There are several other comprehensive terms. The oldest and most comprehensive is “social policy”, which was mentioned in South Africa as early as 1934. The term originated in mid-nineteenth-century Europe and spread globally throughout the twentieth century (Kaufmann2013b: 36–39 and passim). More recent expressions, mostly spreading since circa 2000, include “social protection”, which has a somewhat broader meaning than “social security”, “social pensions”, “corporate social responsibility”, “social sustainability”, “social safety nets” (World Bank 2018), and “social cash transfers” (for the origin of the latter term see von Gliszczynski 2015: 28–30). The proliferation of terms with the component social testifies to the increasing recognition of social issues across the globe.

What is the meaning of the inconspicuous word “social”? The precise meaning of “social” in the context of social policy is difficult to pin down: “the systemic character of social policy is not nearly as evident as that of the market economy. What ‘the social’ means in distinction to the economic and the political, or in other words: which social phenomena and problems are relevant as the effective sphere of social policy and why—to this day no clarity has emerged on this question” (Kaufmann 2013b: 97–98). In common usage, the “social” is often set in opposition to the economic or, alternatively, to the individual. Historically, “social” as an idea and a term originated in France and Germany in the 1830s and 1840s (Kaufmann 2012: chapter 2; Kaufmann 2013b, c) and was used in the then-new terms “social reform”, “social policy”, “social question”, and others (Pankoke 1970). “Social” implies the recognition of the cleavage between the modern political ideal of equality and the socio-economic inequalities of emerging industrial-capitalist societies, which the German philosopher Hegel (1770–1831) first explicated in systematic terms. While Marx’s solution to this cleavage was to overthrow capitalism, his contemporary Lorenz von Stein (1815–1890), like Marx (1818–1883) a Hegelian, conceived of social policy (sociale Politik) as a way to bridge and mitigate this cleavage by reforming capitalism. Accordingly, social policy and the social question are reformist rather than revolutionary policy concepts.

The Career of “Social Security”

As expected, “social security” has been a key term and idea in the history of social policy in the four countries. Therefore, it is worth tracing the career of the term beyond its appearance in the four countries.

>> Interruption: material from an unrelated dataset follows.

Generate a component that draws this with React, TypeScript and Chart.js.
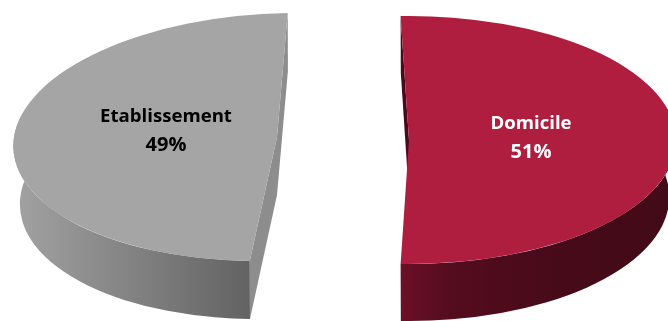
import React, { useEffect, useRef } from "react";
import { Chart, registerables } from "chart.js";

Chart.register(...registerables);

const categories = ["Domicile", "Etablissement"];
const shares = [51, 49];
const faceColors = ["#af1e3e", "#a5a5a5"];
const cutColors = ["#4a0a1a", "#8d8d8d"];
const labelColors = ["#ffffff", "#000000"];

// Where each exploded slice sits on the canvas and how it is foreshortened.
const sliceViews = [
  { cx: 409, cy: 140, rx: 267, ry: 124, shear: 0, depth: 57, floorScale: 0.975,
    cutAngles: "start", labelX: 531, labelY: 124,
    wallStops: [[401, "#6b1028"], [450, "#540c1e"], [560, "#470a19"], [668, "#430a18"]] },
  { cx: 277, cy: 137, rx: 263, ry: 124, shear: -0.153, depth: 58, floorScale: 0.975,
    cutAngles: "both", labelX: 166, labelY: 117,
    wallStops: [[15, "#a2a2a2"], [130, "#838383"], [250, "#626262"]] },
];

const WALL_FROM = -0.17;
const WALL_TO = Math.PI + 0.17;

type View = (typeof sliceViews)[number];

function applyView(ctx: CanvasRenderingContext2D, v: View, R: number, lower: boolean) {
  const scale = lower ? v.floorScale : 1;
  const sx = (v.rx / R) * scale;
  const sy = v.ry / R;
  ctx.setTransform(sx, 0, v.shear * sy, sy, v.cx, v.cy + (lower ? v.depth : 0));
}

const pie3d = {
  id: "pie3d",
  beforeDatasetsDraw(chart: Chart) {
    const ctx = chart.ctx;
    const arcs = chart.getDatasetMeta(0).data as any[];

    arcs.forEach((arc, i) => {
      const v = sliceViews[i];
      const R = arc.outerRadius;
      const a0 = arc.startAngle;
      const a1 = arc.endAngle;

      // Rounded outer wall, limited to the part that faces the viewer.
      const from = Math.max(a0, WALL_FROM);
      const to = Math.min(a1, WALL_TO);
      ctx.save();
      ctx.beginPath();
      applyView(ctx, v, R, false);
      ctx.arc(0, 0, R, from, to);
      applyView(ctx, v, R, true);
      ctx.arc(0, 0, R, to, from, true);
      ctx.closePath();
      ctx.setTransform(1, 0, 0, 1, 0, 0);
      const grad = ctx.createLinearGradient(0, 0, chart.width, 0);
      v.wallStops.forEach(([x, c]) => grad.addColorStop((x as number) / chart.width, c as string));
      ctx.fillStyle = grad;
      ctx.fill();
      ctx.restore();

      // Flat cut faces along the radii.
      ctx.save();
      ctx.fillStyle = cutColors[i];
      const cut = (angle: number) => {
        const px = R * Math.cos(angle);
        const py = R * Math.sin(angle);
        ctx.beginPath();
        applyView(ctx, v, R, false);
        ctx.moveTo(px, py);
        ctx.lineTo(0, 0);
        applyView(ctx, v, R, true);
        ctx.lineTo(0, 0);
        ctx.lineTo(px, py);
        ctx.closePath();
        ctx.setTransform(1, 0, 0, 1, 0, 0);
        ctx.fill();
      };
      cut(a0);
      if (v.cutAngles === "both") cut(a1);
      ctx.restore();

      // Top face, drawn by the arc element itself.
      ctx.save();
      applyView(ctx, v, R, false);
      ctx.translate(-arc.x, -arc.y);
      arc.draw(ctx);
      ctx.restore();
    });

    // Labels on the top faces.
    ctx.save();
    ctx.textAlign = "center";
    ctx.textBaseline = "middle";
    categories.forEach((name, i) => {
      const v = sliceViews[i];
      ctx.fillStyle = labelColors[i];
      ctx.font = 'bold 18.6px "Open Sans"';
      ctx.fillText(name, v.labelX, v.labelY);
      ctx.font = 'bold 20px "Open Sans"';
      ctx.fillText(`${shares[i]}%`, v.labelX, v.labelY + 28);
    });
    ctx.restore();
    return false;
  },
};

export default function App() {
  const ref = useRef<HTMLCanvasElement>(null);
  useEffect(() => {
    const chart = new Chart(ref.current!, {
      type: "pie",
      data: {
        labels: categories,
        datasets: [{ data: shares, backgroundColor: faceColors, borderWidth: 0 }],
      },
      options: {
        animation: false,
        responsive: false,
        rotation: -1.8,
        layout: { padding: 0 },
        plugins: { legend: { display: false }, tooltip: { enabled: false } },
      },
      plugins: [pie3d],
    });
    return () => chart.destroy();
  }, []);
  return (
    <div style={{ position: "absolute", left: 0, top: 0, width: 668, height: 321, background: "#fff", overflow: "hidden" }}>
      <canvas ref={ref} width={668} height={321} style={{ display: "block" }} />
    </div>
  );
}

According to the authoritative study on the concept of security (Kaufmann 1973, 2012: chapter 5), “security” is a key normative idea of modern society or, more specifically, of the functionally differentiated society, as systems theorists conceive of modern society. Marx identified security as the overarching idea of civil society (or of capitalism, as he later termed it): “Security is the supreme social concept of civil society …” (Marx 1978: 43).Footnote 4 Social security is a variety of the broader concept of security. While “social”, the “social question”, and other related terms emerged in the second third of the nineteenth century, the term “social security” only emerged a century later. One might have expected “social security” to originate in Western and Northern Europe, but the first use of the term is commonly attributed to American President Franklin Delano Roosevelt in 1934, and the term figured explicitly in the name of the US “Social Security Act” of 1935, which was part of the New Deal. Yet only the term was new; it hardly conveyed new ideas that were previously unknown in Europe (Kaufmann 2012: 135).

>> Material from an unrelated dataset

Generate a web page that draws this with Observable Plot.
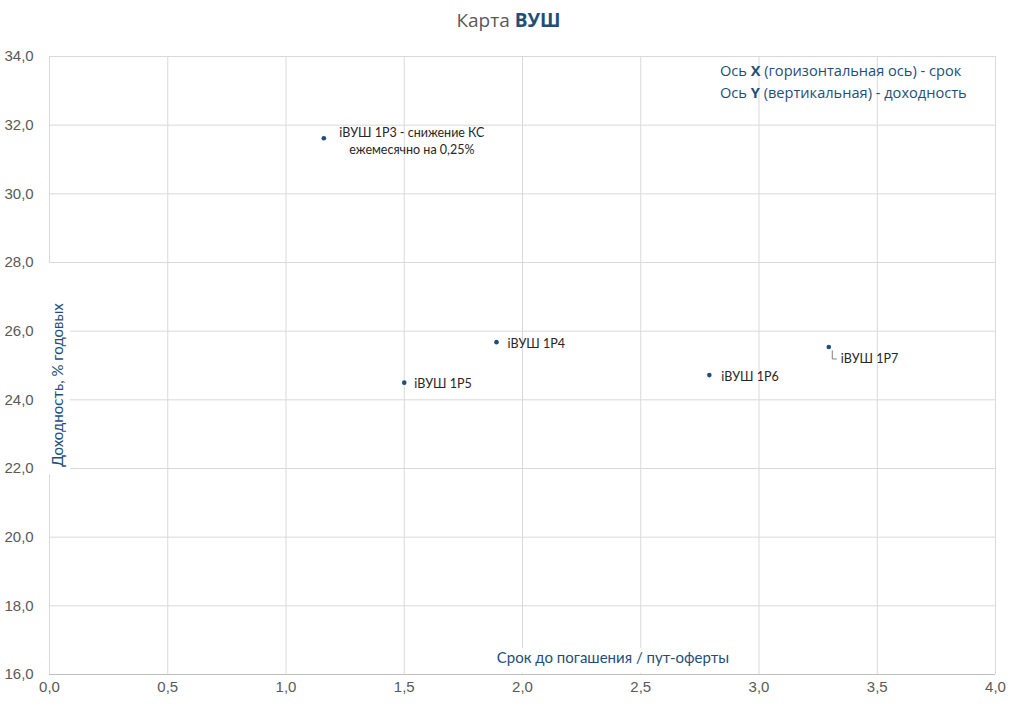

In international arenas, “social security” emerged in the 1940s as a key term and idea as part of the “welfare internationalism” of that decade, reflecting visions of a new post-war order (Kaufmann 2012: chapter 4). The term was mentioned in the Atlantic Charter of 1941, and the ILO used the term from 1940 onwards, officially from 1942 (Berten 2020). Latin American countries also took up the term at the Inter-American Conference on Social Security in Santiago de Chile in 1942. Although social security was defined rather narrowly at the conference, it was set in a wider context: the conference emphasised “the role of social insurance as the principal method of organising social security … social security policy … demands for its success concurrent measures to promote full employment, to increase national income, to raise the standard of living and education upon which health and capacity depend” (Inter-American Conference on Social Security 1942: 688).

From then on, the concept quickly spread globally, although (or just because) international organisations and states both interpreted it in very diverse ways. In 1948, social security became a human right under the newly founded United Nations’ Universal Declaration of Human Rights. However, Article 22, which lays down the right, and Article 9 of the International Covenant on Economic, Social and Cultural Rights (ICESCR) of 1966, which restates this right in a more binding way, have just one sentence on this right, much less than for other rights. The articles name no standard and no agent in charge of specifying and implementing the right. This was left to the ILO (Davy 2014), which issued the key Convention no. 102, the “Social Security (Minimum Standards) Convention” (ILO 1952). The ILO tended to refer to the term narrowly as social insurance but had mentioned social assistance in many documents right from the beginning (Berten 2020). Out of our four countries, only Brazil has ratified Convention no. 102, but all have ratified the ICESCR, although South Africa did so as late as 2015 (see Table 1.1 in Chap. 1).

The use of the term “social security” in relevant political contexts indicates the emergence of a substantial understanding of the social in four respects.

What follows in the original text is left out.